To significantly close the window, you can fsync the enclosing the directory. For master.passwd(5), group(5), pwd.db and spwd.db, the enclosing directory is /etc. So this is exactly what the patch does for both the libc routines that access the group and master.passwd file, and the pwd_mkdb(8) command, which generates pwd.db and spwd.db.

The rest of the patch ensures that master.passwd(5) is always opened such that writes to it are written to the underlying media, and fixes a bug we noted in the pw_util(3) man page. Similar patches are being developed for cap_mkdb(1) and services_mkdb(8).

I will note that we have tested the result of these patches on filesystems with and without soft updates (SU), as well as soft-updates with journaling (SU+J), and all meet with success.

I’d like to offer thanks to the team here (Renato, Jim Pingle, Chris, Matt, SteveW) as well as Luiz Souza (loos@), George Neville-Neil (gnn@), Baptiste Daroussin (bapt@), and Kirk McKusick, all of whom provided assistance.

Someone on a project which forked pfSense claimed only yesterday:

We’ve discussed this a couple more times internally and have come to the conclusion that this issue is not fixable, or at least not in the way it has been presented and discussed.
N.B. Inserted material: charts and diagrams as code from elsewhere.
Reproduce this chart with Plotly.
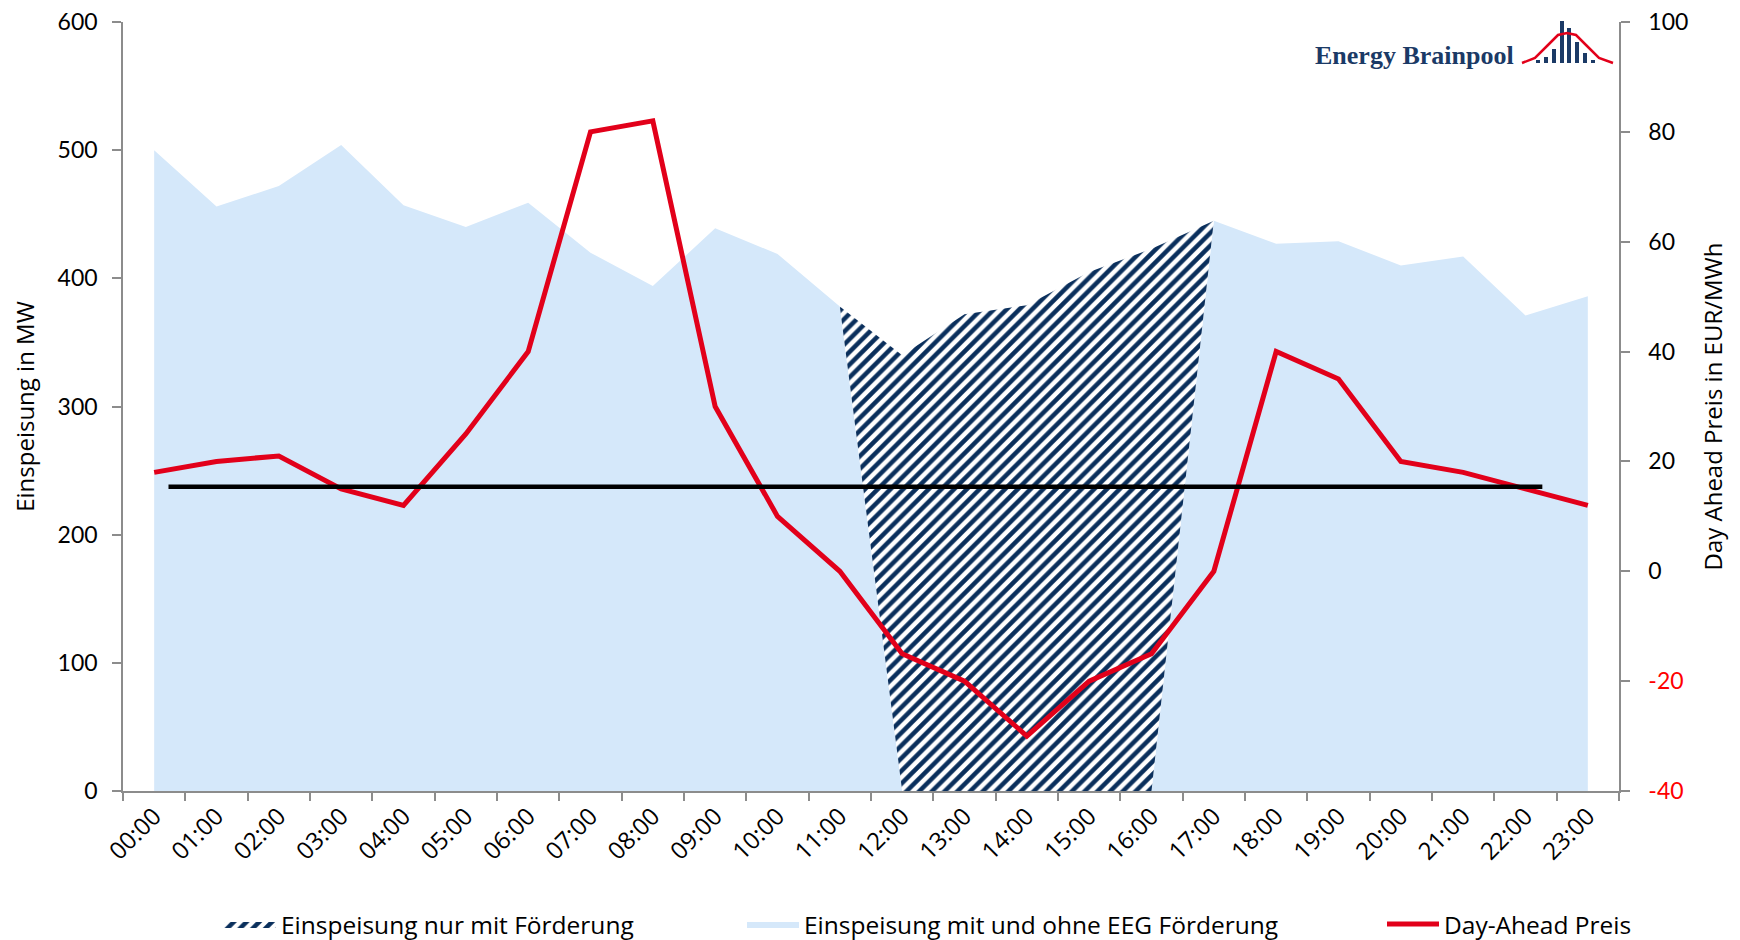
import plotly.graph_objects as go

hours = [f"{h:02d}:00" for h in range(24)]
# Einspeisung in MW (stacked areas)
mw_mit_und_ohne = [500, 456, 472, 504, 457, 440, 459, 420, 394, 439, 419, 378,
                   0, 0, 0, 0, 0,
                   445, 427, 429, 410, 417, 371, 386]
mw_nur_mit = [0, 0, 0, 0, 0, 0, 0, 0, 0, 0, 0, 0,
              340, 372, 379, 405, 423,
              0, 0, 0, 0, 0, 0, 0]
# Day-Ahead price in EUR/MWh
price = [18, 20, 21, 15, 12, 25, 40, 80, 82, 30, 10, 0,
         -15, -20, -30, -20, -15, 0, 40, 35, 20, 18, 15, 12]
# average reference line (price axis)
avg_x = [0.23, 22.27]
avg_price = [15.4, 15.4]

left_ticks = [0, 100, 200, 300, 400, 500, 600]
right_ticks = [-40, -20, 0, 20, 40, 60, 80, 100]

BLUE = "#D5E8FA"
NAVY = "#0A2F5C"
RED = "#E2001A"
TXT = "Open Sans"
NUM = "Lato"

fig = go.Figure()
fig.add_trace(go.Scatter(
    x=hours, y=mw_mit_und_ohne, stackgroup="mw", mode="lines",
    line=dict(width=0, color=BLUE), fillcolor=BLUE,
    name="Einspeisung mit und ohne EEG Förderung", legend="legend2",
    hoverinfo="skip"))
fig.add_trace(go.Scatter(
    x=hours, y=mw_nur_mit, stackgroup="mw", mode="lines",
    line=dict(width=0, color=NAVY), fillcolor="white",
    fillpattern=dict(shape="/", fgcolor=NAVY, bgcolor="white", fgopacity=1,
                     size=9, solidity=0.5),
    name="Einspeisung nur mit Förderung", legend="legend",
    hoverinfo="skip"))
fig.add_trace(go.Scatter(
    x=avg_x, y=avg_price, yaxis="y2", xaxis="x2", mode="lines",
    line=dict(width=4.5, color="black"), showlegend=False, hoverinfo="skip"))
fig.add_trace(go.Scatter(
    x=hours, y=price, yaxis="y2", mode="lines",
    line=dict(width=5, color=RED), name="Day-Ahead Preis", legend="legend3",
    hoverinfo="skip"))

ticktext_r = [f'<span style="color:#FF0000">{v}</span>' if v < 0 else str(v) for v in right_ticks]

# page has an 8px body margin: figure is drawn 8px right/down
OFF = 8
axis_line = "#8C8C8C"
leg_font = dict(family=TXT, size=24.5, color="black")
leg_y = -0.173
fig.update_layout(
    width=1740 - OFF, height=940 - OFF,
    margin=dict(l=123 - OFF, r=121, t=22 - OFF, b=149, autoexpand=False),
    plot_bgcolor="white", paper_bgcolor="white",
    showlegend=True,
    xaxis=dict(type="category", range=[-0.5, 23.5], tickson="boundaries",
               ticks="outside", ticklen=8, tickcolor=axis_line, tickwidth=1.5,
               showline=True, linecolor=axis_line, linewidth=1.5, showgrid=False,
               tickangle=-45, tickfont=dict(family=TXT, size=24, color="black"),
               zeroline=False, automargin=False),
    xaxis2=dict(overlaying="x", range=[-0.5, 23.5], visible=False),
    yaxis=dict(range=[0, 600], tickvals=left_ticks, ticks="outside", ticklen=9,
               tickcolor=axis_line, tickwidth=1.5, showline=True, linecolor=axis_line,
               linewidth=1.5, showgrid=False, zeroline=False, automargin=False,
               ticklabelstandoff=10, ticklabeloverflow="allow",
               tickfont=dict(family=NUM, size=23, color="black"),
               title=dict(text="Einspeisung in MW", font=dict(family=TXT, size=24, color="black"),
                          standoff=16)),
    yaxis2=dict(range=[-40, 100], overlaying="y", side="right", tickvals=right_ticks,
                ticktext=ticktext_r, ticks="outside", ticklen=9, tickcolor=axis_line,
                tickwidth=1.5, showline=True, linecolor=axis_line, linewidth=1.5,
                showgrid=False, zeroline=False, automargin=False,
                ticklabelstandoff=14, ticklabeloverflow="allow",
                tickfont=dict(family=NUM, size=23, color="black"),
                title=dict(text="Day Ahead Preis in EUR/MWh",
                           font=dict(family=TXT, size=24, color="black"), standoff=18)),
    legend=dict(x=(219 - 123) / 1496, y=leg_y, xanchor="left", yanchor="middle",
                itemwidth=52, font=leg_font, bgcolor="rgba(0,0,0,0)"),
    legend2=dict(x=(742 - 123) / 1496, y=leg_y, xanchor="left", yanchor="middle",
                 itemwidth=52, font=leg_font, bgcolor="rgba(0,0,0,0)"),
    legend3=dict(x=(1382 - 123) / 1496, y=leg_y, xanchor="left", yanchor="middle",
                 itemwidth=52, font=leg_font, bgcolor="rgba(0,0,0,0)"),
)

# Logo "Energy Brainpool" (page pixel positions -> paper coords)
def px_x(px):
    return (px - 123) / 1496

def px_y(py):
    return (791 - py) / 769

fig.add_annotation(xref="paper", yref="paper", x=px_x(1516), y=px_y(55),
                   xanchor="right", yanchor="middle", showarrow=False,
                   text="<b>Energy Brainpool</b>",
                   font=dict(family="Liberation Serif", size=26, color="#1B3A66"))
logo_bar_x = [1538, 1546, 1554, 1562, 1569, 1577, 1585, 1593]
logo_bar_top = [60, 57, 49, 21, 28, 42, 53, 60]
for bx, bt in zip(logo_bar_x, logo_bar_top):
    fig.add_shape(type="rect", xref="paper", yref="paper",
                  x0=px_x(bx - 2), x1=px_x(bx + 2), y0=px_y(63), y1=px_y(bt),
                  fillcolor="#1B3A66", line=dict(width=0))
curve_pts = [(1522, 63), (1535, 58), (1548, 45), (1558, 35), (1567, 33), (1576, 35),
             (1586, 45), (1599, 58), (1613, 63)]
path = "M " + " L ".join(f"{px_x(a)},{px_y(b)}" for a, b in curve_pts)
fig.add_shape(type="path", xref="paper", yref="paper", path=path,
              line=dict(color=RED, width=2.5))

fig.write_html("out.html")
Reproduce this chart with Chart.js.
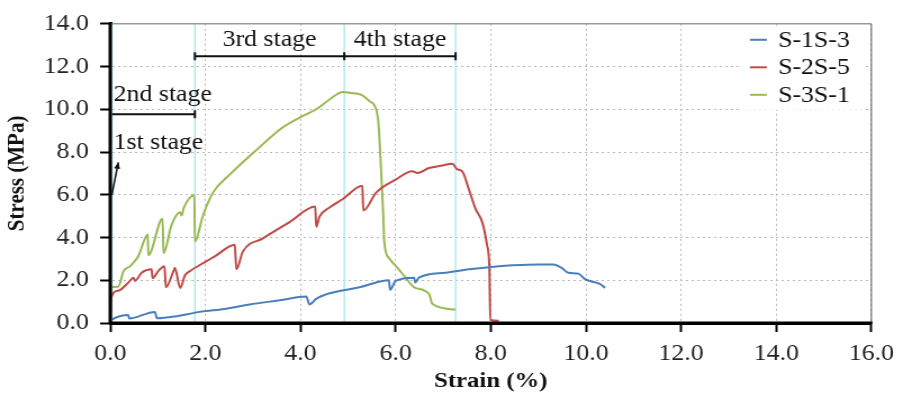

While it’s true that “sync” completely circumvents the issue, it seems that UFS has gotten a lot more error prone in FreeBSD 10 because of a yet to be discovered regression. We do not intend to switch our installs to “sync” or use journaling on top of soft updates.

Some free advice: If you don’t understand the system, don’t attempt to disguise your lack of knowledge with infantile rambling, and anyone who thinks ext2 is an appropriate primary filesystem for FreeBSD has questionable motives and poor taste.